Borum menerangkan bahwa radikalisasi adalah fenomena kompleks yang melibatkan interaksi antara faktor individu, sosial, dan ideologis. Proses ini tidak dapat dijelaskan oleh satu teori tunggal, dan pemahaman yang lebih baik tentang faktor-faktor yang mempengaruhi radikalisasi akan membantu dalam upaya pencegahan dan intervensi yang lebih efektif. Mengingat bahwa radikalisasi adalah proses yang bisa berlangsung secara bertahap, upaya pencegahan harus memperhatikan berbagai tahapan tersebut untuk mencegah individu jatuh ke dalam ekstremisme kekerasan.
Dalam hal ini pemerintah dan masyarakat harus memberikan edukasi bahwa kita tetap harus berempati pada kekerasan atau konflik global yang terjadi jauh di negara lain, apalagi konflik tersebut memakan korban anak dan perempuan. Pemerintah juga harus memberikan dukungan terhadap korban perang melalui bantuan-bantuan obat-obatan dan makanan sebagai bentuk perwakilan kehadiran Negara terhadap bangsa lain yang membutuhkan.
Dalam waktu yang bersamaan, pemerintah dan masyarakat mesti menyadari bahwa empati yang diberikan tidak terbatas agama dan kelompok yang sama, melainkan sebagai sesama manusia.
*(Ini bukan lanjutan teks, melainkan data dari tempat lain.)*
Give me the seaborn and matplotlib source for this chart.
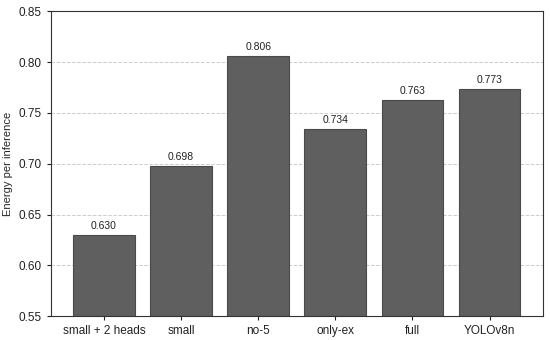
import pandas as pd
import seaborn as sns
import matplotlib.pyplot as plt

models = ['small + 2 heads', 'small', 'no-5', 'only-ex', 'full', 'YOLOv8n']
energy = [0.630, 0.698, 0.806, 0.734, 0.763, 0.773]

df = pd.DataFrame({'model': models, 'energy': energy})

sns.set_style('white')
plt.rcParams['font.family'] = ['Liberation Sans', 'DejaVu Sans']

fig, ax = plt.subplots(figsize=(5.5, 3.4), dpi=100)
fig.subplots_adjust(left=0.092, right=0.987, top=0.967, bottom=0.07)

sns.barplot(data=df, x='model', y='energy', color='#5f5f5f', saturation=1,
            width=0.8, edgecolor='#4a4a4a', linewidth=0.8, ax=ax, zorder=2)

for i, v in enumerate(energy):
    ax.text(i, v + 0.004, f'{v:.3f}', ha='center', va='bottom', fontsize=7.5, color='#222222')

ax.set_ylim(0.55, 0.85)
ax.set_xlim(-0.69, 5.69)
ax.set_yticks([0.55, 0.60, 0.65, 0.70, 0.75, 0.80, 0.85])
ax.yaxis.grid(True, linestyle='--', color='#cccccc', linewidth=0.7, zorder=0)
ax.set_axisbelow(True)
ax.set_xlabel('')
ax.set_ylabel('Energy per inference', fontsize=8)
ax.tick_params(axis='both', labelsize=8.5, length=3, width=0.8, direction='out',
               bottom=True, left=True, colors='#222222')
for s in ax.spines.values():
    s.set_color('#333333')
    s.set_linewidth(0.8)

fig.savefig('out.png', dpi=100)
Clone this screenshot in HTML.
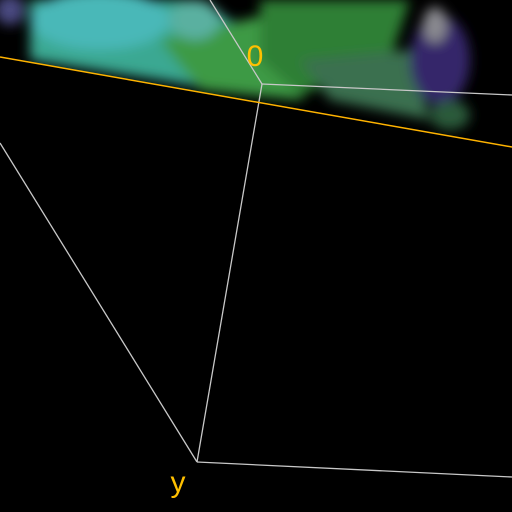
<!DOCTYPE html>
<html><head><style>html,body{margin:0;padding:0;background:#000;}svg{display:block}</style></head>
<body>
<svg width="512" height="512" viewBox="0 0 512 512">
<defs>
<filter id="b" x="-50%" y="-50%" width="200%" height="200%"><feGaussianBlur stdDeviation="6"/></filter>
<clipPath id="c"><polygon points="0,0 512,0 512,147 0,57"/></clipPath>
</defs>
<rect width="512" height="512" fill="#000"/>
<g clip-path="url(#c)" filter="url(#b)">
<polygon points="30,0 200,0 260,40 250,95 160,80 30,60" fill="#3aa892"/>
<ellipse cx="100" cy="20" rx="70" ry="30" fill="#48b8b8"/>
<polygon points="160,40 330,0 360,20 300,100 200,90" fill="#3c9a44"/>
<polygon points="260,0 410,0 390,60 300,95 260,60" fill="#2f7f34"/>
<polygon points="300,60 410,50 430,120 330,100" fill="#3a7050"/>
<ellipse cx="440" cy="60" rx="30" ry="45" fill="#35286a"/>
<ellipse cx="435" cy="25" rx="12" ry="18" fill="#8a8a90"/>
<ellipse cx="450" cy="115" rx="20" ry="15" fill="#2c5a3a"/>
<ellipse cx="10" cy="10" rx="15" ry="15" fill="#4a4a80"/>
<ellipse cx="195" cy="20" rx="25" ry="20" fill="#5ab0a0"/>
</g>
<g stroke="#c8c8c8" stroke-width="1.3" fill="none">
<line x1="210" y1="0" x2="262" y2="84"/>
<line x1="262" y1="84" x2="512" y2="95"/>
<line x1="262" y1="84" x2="197" y2="462"/>
<line x1="197" y1="462" x2="512" y2="477"/>
<line x1="0" y1="143" x2="197" y2="462"/>
</g>
<line x1="0" y1="57" x2="512" y2="147" stroke="#ffb300" stroke-width="1.5"/>
<text x="255" y="66" font-family="Liberation Sans, sans-serif" font-size="30" fill="#ffc000" text-anchor="middle">0</text>
<text x="178" y="492" font-family="Liberation Sans, sans-serif" font-size="30" fill="#ffc000" text-anchor="middle">y</text>
</svg>
</body></html>
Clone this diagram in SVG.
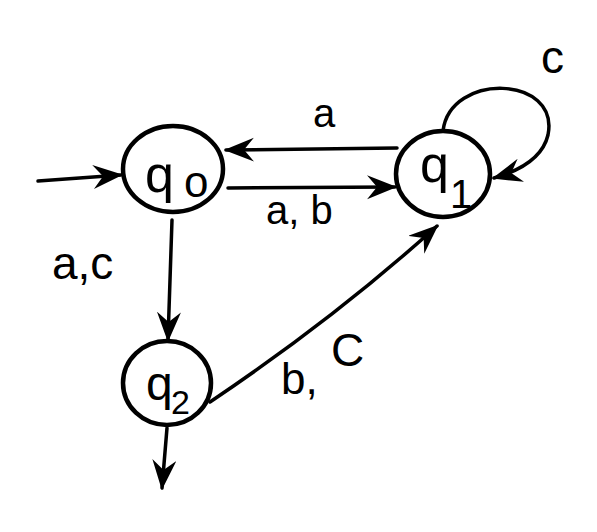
<svg xmlns="http://www.w3.org/2000/svg" width="597" height="532" viewBox="0 0 597 532">
<style>
.st{fill:none;stroke:#000;stroke-width:4.5}
.ed{fill:none;stroke:#000;stroke-width:3.5;stroke-linecap:round;marker-end:url(#ah)}
.lb{font-family:"Liberation Sans",Arial,sans-serif;fill:#000}
</style>
<defs>
<marker id="ah" markerUnits="userSpaceOnUse" markerWidth="32" markerHeight="26" refX="28" refY="12" orient="auto">
<path d="M0,0 L30,12 L0,24 L10,12 z" fill="#000"/>
</marker>
</defs>
<rect width="597" height="532" fill="#fff"/>
<g id="edges">
<path class="ed" d="M38,181 L121,175"/>
<path class="ed" d="M397,148 L226,150"/>
<path class="ed" d="M228,188 L395,187"/>
<path class="ed" d="M172,220 L168,340"/>
<path class="ed" d="M210,402 Q335,318 437,226"/>
<path class="ed" d="M167,428 L162,488"/>
<path class="ed" d="M443,131 C450,72 560,75 548,135 C542,160 515,172 494,178"/>
<text class="lb" x="313" y="127" font-size="40">a</text>
<text class="lb" x="266" y="224" font-size="40">a, b</text>
<text class="lb" x="52" y="279" font-size="46">a,c</text>
<text class="lb" x="281" y="394" font-size="44">b,<tspan x="331" y="366" font-size="46">C</tspan></text>
<text class="lb" x="541" y="73" font-size="46">c</text>
</g>
<g id="q0">
<ellipse class="st" cx="173" cy="169" rx="50" ry="43"/>
<text class="lb" x="145" y="192" font-size="52">q<tspan x="184" y="197" font-size="44">o</tspan></text>
</g>
<g id="q1">
<ellipse class="st" cx="443" cy="174" rx="47" ry="43"/>
<text class="lb" x="420" y="182" font-size="52">q<tspan x="450" y="208" font-size="40">1</tspan></text>
</g>
<g id="q2">
<ellipse class="st" cx="167" cy="383" rx="44" ry="42"/>
<text class="lb" x="146" y="400" font-size="48">q<tspan x="171" y="414" font-size="34">2</tspan></text>
</g>
</svg>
Sehingga masyarakat tidak muda diadu domba dengan isu yang jauh namun berdampak di negara sendiri dengan terjadinya konflik. Karena kebencian yang terbangun di masyarakat tidak ada dampaknya bagi konflik geopolitik, tidak pula mendorong berhentinya perang. Jangan sampai justru sesama warga Indonesia justru berkonflik satu sama lain.